====== SUPPLIED ENTRIES ======
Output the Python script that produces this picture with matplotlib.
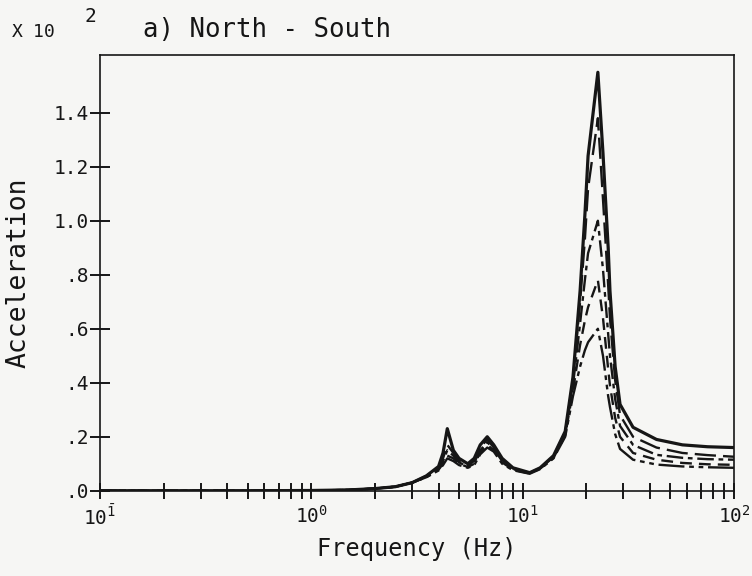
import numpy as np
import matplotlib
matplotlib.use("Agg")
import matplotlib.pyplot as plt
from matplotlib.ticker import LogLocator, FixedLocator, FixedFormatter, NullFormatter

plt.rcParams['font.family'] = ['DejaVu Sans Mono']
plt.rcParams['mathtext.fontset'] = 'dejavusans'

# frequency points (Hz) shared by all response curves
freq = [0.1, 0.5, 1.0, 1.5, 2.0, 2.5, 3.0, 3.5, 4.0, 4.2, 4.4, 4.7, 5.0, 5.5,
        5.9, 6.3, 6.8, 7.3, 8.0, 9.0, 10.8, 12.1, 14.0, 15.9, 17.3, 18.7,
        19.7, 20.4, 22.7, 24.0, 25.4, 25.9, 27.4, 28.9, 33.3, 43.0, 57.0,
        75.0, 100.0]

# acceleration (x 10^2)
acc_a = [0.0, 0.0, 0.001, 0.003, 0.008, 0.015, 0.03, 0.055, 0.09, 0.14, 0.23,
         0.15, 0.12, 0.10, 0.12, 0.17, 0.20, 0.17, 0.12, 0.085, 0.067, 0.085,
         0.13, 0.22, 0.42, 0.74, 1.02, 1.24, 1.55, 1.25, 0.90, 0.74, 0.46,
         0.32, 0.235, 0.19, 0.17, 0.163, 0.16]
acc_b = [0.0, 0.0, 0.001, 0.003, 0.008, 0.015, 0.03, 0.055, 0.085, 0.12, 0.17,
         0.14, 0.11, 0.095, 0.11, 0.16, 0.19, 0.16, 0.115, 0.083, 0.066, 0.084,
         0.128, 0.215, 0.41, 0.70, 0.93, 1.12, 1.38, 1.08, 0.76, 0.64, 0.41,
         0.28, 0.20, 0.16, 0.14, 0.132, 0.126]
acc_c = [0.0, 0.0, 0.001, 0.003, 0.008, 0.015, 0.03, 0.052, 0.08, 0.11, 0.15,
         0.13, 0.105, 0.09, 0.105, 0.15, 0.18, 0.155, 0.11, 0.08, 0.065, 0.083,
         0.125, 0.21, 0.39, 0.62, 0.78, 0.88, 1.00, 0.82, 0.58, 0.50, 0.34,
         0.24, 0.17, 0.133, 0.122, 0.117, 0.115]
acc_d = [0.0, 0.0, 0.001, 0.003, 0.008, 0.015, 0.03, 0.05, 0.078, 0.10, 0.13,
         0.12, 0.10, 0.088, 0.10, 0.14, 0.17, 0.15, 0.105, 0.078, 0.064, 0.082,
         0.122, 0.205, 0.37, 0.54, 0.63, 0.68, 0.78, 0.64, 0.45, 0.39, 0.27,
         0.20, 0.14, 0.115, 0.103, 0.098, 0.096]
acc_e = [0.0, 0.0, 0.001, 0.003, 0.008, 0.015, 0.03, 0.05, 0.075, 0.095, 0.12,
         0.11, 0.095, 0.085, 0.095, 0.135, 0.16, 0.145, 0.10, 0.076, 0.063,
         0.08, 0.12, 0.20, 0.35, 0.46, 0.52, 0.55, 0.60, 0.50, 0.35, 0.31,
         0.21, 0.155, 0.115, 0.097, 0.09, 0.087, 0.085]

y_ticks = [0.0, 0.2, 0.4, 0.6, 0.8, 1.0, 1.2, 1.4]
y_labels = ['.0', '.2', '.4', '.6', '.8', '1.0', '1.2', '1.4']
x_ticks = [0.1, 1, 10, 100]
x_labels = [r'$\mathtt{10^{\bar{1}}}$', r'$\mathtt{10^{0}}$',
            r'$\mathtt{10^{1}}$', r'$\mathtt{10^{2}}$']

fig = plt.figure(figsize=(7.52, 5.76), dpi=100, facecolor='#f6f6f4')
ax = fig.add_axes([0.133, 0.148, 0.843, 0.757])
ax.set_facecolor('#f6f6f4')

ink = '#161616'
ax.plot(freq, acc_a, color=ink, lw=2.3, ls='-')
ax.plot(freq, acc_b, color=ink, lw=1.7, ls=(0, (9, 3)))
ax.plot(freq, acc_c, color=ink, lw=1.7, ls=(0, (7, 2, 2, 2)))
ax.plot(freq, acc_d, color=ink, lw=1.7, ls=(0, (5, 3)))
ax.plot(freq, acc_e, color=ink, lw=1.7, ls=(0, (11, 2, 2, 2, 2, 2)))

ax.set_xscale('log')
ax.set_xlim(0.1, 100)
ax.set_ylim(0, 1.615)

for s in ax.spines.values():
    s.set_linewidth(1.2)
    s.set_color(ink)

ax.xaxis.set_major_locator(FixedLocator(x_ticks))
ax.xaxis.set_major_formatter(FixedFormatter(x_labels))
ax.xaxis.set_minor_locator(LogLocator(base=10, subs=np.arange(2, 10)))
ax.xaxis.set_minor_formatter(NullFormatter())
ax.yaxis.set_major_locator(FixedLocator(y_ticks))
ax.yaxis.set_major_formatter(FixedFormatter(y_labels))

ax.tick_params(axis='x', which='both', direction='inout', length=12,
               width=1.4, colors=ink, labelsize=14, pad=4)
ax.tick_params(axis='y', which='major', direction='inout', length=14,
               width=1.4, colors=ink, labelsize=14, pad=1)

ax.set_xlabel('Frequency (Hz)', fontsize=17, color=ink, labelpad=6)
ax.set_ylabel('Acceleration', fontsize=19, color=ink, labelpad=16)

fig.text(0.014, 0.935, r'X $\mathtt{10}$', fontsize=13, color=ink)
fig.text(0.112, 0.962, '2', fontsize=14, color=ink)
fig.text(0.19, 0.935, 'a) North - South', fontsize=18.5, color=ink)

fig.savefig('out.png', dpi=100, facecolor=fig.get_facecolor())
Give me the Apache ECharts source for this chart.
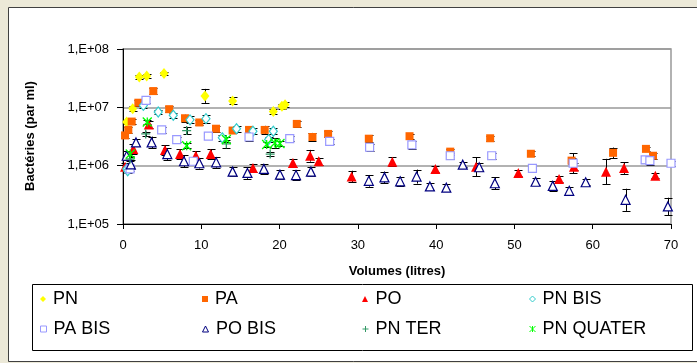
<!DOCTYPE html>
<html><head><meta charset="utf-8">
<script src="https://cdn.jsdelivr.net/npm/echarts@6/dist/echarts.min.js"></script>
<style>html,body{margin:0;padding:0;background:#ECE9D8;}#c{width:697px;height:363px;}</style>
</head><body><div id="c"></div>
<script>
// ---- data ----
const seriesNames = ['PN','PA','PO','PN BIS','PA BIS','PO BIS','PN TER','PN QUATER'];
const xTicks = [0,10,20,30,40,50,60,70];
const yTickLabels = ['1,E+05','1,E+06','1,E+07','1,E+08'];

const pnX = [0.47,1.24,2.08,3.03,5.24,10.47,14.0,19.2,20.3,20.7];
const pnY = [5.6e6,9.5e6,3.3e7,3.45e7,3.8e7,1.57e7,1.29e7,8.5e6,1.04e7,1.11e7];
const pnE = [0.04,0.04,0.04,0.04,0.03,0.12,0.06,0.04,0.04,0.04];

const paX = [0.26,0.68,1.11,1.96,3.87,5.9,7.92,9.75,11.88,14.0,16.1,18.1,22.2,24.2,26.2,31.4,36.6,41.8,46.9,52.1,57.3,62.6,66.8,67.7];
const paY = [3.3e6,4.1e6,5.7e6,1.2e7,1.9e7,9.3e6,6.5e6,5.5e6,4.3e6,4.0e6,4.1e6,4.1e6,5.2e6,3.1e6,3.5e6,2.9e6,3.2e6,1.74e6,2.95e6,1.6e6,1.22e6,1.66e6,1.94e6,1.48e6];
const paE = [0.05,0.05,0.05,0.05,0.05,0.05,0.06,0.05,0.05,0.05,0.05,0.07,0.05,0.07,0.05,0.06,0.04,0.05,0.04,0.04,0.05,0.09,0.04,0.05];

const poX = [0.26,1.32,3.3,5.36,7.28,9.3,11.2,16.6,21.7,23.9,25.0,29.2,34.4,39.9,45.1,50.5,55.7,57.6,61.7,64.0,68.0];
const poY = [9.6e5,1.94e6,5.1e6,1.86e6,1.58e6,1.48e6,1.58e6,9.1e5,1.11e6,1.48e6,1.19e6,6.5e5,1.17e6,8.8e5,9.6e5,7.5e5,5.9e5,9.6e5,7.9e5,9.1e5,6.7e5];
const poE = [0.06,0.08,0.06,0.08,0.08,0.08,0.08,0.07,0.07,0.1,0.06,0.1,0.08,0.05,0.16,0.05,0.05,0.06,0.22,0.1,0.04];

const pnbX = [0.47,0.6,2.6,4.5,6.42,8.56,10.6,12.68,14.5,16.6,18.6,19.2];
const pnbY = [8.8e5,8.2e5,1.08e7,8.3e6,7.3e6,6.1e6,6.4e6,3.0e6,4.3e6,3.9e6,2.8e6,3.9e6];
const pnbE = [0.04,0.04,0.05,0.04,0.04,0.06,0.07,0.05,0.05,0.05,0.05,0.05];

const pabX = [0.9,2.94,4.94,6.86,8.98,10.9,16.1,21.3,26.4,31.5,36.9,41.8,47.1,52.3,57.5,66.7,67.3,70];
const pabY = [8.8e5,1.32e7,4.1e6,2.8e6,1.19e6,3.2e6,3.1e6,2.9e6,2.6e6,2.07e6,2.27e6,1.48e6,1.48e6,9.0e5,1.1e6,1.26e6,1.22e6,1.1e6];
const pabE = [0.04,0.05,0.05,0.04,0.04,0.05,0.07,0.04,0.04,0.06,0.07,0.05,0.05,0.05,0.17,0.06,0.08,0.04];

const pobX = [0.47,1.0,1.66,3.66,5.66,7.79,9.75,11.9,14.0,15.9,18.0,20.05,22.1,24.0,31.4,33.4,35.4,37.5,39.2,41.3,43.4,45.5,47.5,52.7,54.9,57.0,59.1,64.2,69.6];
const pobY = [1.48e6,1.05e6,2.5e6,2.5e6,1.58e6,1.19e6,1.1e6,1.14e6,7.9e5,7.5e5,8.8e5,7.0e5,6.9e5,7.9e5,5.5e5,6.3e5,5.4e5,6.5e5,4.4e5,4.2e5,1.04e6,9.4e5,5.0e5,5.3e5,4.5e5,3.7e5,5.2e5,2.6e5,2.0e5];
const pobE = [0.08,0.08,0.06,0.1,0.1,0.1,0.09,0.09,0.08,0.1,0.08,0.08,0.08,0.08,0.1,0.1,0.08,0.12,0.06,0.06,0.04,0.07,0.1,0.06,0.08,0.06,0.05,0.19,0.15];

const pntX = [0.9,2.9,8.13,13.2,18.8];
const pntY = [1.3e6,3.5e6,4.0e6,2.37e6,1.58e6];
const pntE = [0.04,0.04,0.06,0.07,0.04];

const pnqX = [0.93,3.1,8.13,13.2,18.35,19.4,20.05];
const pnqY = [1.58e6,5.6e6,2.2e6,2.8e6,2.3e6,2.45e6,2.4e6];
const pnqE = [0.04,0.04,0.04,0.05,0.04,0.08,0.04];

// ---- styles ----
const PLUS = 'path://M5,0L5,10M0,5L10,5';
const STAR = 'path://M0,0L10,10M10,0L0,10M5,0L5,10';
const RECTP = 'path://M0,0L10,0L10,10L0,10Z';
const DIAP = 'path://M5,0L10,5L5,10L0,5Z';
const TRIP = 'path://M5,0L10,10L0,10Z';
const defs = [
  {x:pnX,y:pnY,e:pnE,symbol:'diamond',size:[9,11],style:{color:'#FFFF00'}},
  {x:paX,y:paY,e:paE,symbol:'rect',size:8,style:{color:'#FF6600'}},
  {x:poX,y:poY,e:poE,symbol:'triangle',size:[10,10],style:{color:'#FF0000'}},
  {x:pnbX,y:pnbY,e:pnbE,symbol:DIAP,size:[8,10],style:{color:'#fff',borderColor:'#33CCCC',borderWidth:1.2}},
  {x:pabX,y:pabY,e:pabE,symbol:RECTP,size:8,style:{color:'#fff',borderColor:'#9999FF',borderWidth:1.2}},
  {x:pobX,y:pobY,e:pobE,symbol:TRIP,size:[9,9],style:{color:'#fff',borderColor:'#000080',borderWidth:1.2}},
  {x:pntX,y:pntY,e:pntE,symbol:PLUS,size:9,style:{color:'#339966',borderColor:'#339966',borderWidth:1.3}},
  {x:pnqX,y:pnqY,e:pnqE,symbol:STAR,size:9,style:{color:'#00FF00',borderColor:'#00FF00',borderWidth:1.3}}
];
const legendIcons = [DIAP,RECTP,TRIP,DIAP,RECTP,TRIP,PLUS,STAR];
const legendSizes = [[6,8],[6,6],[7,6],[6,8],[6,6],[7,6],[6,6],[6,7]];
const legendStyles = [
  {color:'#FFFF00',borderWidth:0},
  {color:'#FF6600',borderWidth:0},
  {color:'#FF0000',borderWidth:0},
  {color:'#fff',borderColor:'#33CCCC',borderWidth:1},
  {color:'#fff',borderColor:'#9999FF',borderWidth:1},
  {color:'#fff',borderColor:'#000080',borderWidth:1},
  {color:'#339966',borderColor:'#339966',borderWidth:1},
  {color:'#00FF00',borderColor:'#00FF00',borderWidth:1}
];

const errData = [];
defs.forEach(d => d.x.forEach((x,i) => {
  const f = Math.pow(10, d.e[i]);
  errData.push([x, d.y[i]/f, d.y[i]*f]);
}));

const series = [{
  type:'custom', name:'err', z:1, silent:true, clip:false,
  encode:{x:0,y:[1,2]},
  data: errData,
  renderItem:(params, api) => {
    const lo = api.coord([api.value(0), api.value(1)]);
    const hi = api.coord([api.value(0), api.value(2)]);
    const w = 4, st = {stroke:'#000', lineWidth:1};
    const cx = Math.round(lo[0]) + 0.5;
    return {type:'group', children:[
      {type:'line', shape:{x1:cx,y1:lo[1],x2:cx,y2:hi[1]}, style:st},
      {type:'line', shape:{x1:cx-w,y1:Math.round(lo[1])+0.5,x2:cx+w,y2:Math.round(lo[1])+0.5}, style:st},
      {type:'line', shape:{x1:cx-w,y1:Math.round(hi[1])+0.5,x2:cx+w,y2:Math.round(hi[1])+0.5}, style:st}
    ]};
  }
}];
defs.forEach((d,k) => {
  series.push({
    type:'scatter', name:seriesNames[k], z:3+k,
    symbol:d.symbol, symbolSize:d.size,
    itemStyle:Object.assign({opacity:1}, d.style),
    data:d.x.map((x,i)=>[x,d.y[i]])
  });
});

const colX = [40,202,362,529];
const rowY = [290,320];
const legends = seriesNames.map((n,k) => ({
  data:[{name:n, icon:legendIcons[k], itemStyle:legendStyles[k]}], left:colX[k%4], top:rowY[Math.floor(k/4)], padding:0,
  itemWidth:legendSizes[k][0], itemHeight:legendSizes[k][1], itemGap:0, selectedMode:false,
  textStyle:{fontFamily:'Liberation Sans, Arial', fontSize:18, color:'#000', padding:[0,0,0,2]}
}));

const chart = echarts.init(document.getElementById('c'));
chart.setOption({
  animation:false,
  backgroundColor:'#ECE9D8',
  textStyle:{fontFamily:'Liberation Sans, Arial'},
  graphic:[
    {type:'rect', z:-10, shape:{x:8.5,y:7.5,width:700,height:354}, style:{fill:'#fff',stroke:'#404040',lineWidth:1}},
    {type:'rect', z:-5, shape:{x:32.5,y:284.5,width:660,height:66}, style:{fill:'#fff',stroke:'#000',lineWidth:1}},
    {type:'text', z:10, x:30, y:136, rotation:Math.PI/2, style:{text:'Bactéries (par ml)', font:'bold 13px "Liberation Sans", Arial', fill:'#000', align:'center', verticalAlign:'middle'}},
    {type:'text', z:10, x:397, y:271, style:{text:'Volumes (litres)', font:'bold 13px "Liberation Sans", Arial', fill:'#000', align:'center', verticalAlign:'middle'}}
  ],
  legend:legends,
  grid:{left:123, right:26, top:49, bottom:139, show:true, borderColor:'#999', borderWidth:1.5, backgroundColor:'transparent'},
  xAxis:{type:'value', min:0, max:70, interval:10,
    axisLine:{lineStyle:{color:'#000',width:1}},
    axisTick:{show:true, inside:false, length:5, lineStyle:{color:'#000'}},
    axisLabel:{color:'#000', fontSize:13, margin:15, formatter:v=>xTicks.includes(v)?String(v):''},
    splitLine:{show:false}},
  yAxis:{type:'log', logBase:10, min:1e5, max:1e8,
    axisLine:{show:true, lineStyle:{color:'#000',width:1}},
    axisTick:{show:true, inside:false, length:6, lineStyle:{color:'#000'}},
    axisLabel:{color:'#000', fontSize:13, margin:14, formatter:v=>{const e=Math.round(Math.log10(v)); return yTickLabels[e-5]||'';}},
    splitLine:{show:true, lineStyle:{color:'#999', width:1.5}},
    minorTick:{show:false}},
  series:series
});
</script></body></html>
======
▶ [CHALLENGE] From the first line of the listing above, repeat every line through the one holding "75.0, 100.0]". Both ends count, and pictures stay out.

▶ [CORRECT ANSWER]
Output the Python script that produces this picture with matplotlib.
import numpy as np
import matplotlib
matplotlib.use("Agg")
import matplotlib.pyplot as plt
from matplotlib.ticker import LogLocator, FixedLocator, FixedFormatter, NullFormatter

plt.rcParams['font.family'] = ['DejaVu Sans Mono']
plt.rcParams['mathtext.fontset'] = 'dejavusans'

# frequency points (Hz) shared by all response curves
freq = [0.1, 0.5, 1.0, 1.5, 2.0, 2.5, 3.0, 3.5, 4.0, 4.2, 4.4, 4.7, 5.0, 5.5,
        5.9, 6.3, 6.8, 7.3, 8.0, 9.0, 10.8, 12.1, 14.0, 15.9, 17.3, 18.7,
        19.7, 20.4, 22.7, 24.0, 25.4, 25.9, 27.4, 28.9, 33.3, 43.0, 57.0,
        75.0, 100.0]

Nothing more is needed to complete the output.